17 Mayıs 2012 Perşembe

Ne Kupa Büyüklüğü Bu, Ne Şampiyonluk…


 İslam Çupi’nin dediği gibi, Fenerbahçe büyüklüğü başka bir şeydir.
Anlatılmaz…

Son yıllarda akla gelebilecek bütün travmaları yaşamasına rağmen hepsinde de ayağa daha güçlü kalkabilmektir. 2 kez son maçta kaybedilen şampiyonlukların ardından ertesi sezon tekrar şampiyon olabilmektir.

Alın terinle kazandığın şampiyonluğun ardından tüm emeklerin hiçe sayılıp şike yapmakla suçlandığın, kulüp başkanının ve idarecilerinin tutuklandığı, kaos ortamından dolayı önemli oyuncularını kaybettiğin, kalan oyuncuların “küme mi düşeceğiz, ne ceza alacağız” sorularıyla maçlara çıktığı sezonda son maçın son anına kadar şampiyonluk şansını sürdürebilmektir.
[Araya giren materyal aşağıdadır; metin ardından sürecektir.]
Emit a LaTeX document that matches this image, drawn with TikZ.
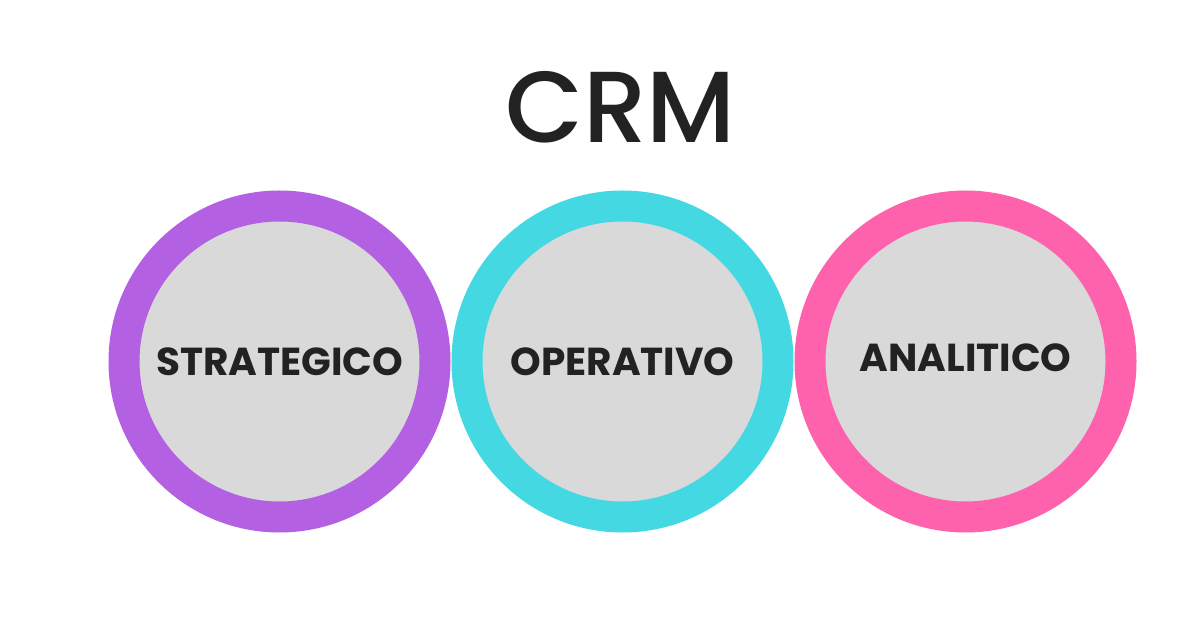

Onca yaşadığı travma ve üzüntüye rağmen, kulüplerine olan desteklerini arttıran (küme düşülse daha bile kuvvetli sarılacaklarını düşündüğüm), haksız yere tutuklu olduğunu düşündükleri başkanlarının arkasında yer alan, çivisi çıkmış ülkedeki neredeyse her kurumu ele geçirmiş ve diğer bir hedefi de Fenerbahçe olan F tipi denen örgüte karşı tepki veren, savaşan tek toplumsal örgüt olan büyük Fenerbahçe taraftarının da hakkını vermek lazım bu büyüklük mevzusunda.

Sonunda elalemin ağzına sakız olmuş “bilmem kaç yıldır alınamayan Türkiye Kupası”nın da bu çalkantılı sezonda kazanılmasının ayrı bir anlamı olduğu kanaatindeyim.

Nihayet bu kupa kazanılmış olsa da, yazının başında da söylediğimiz gibi Fenerbahçe büyüklüğü, ne kupa büyüklüğüdür, ne şampiyonluk.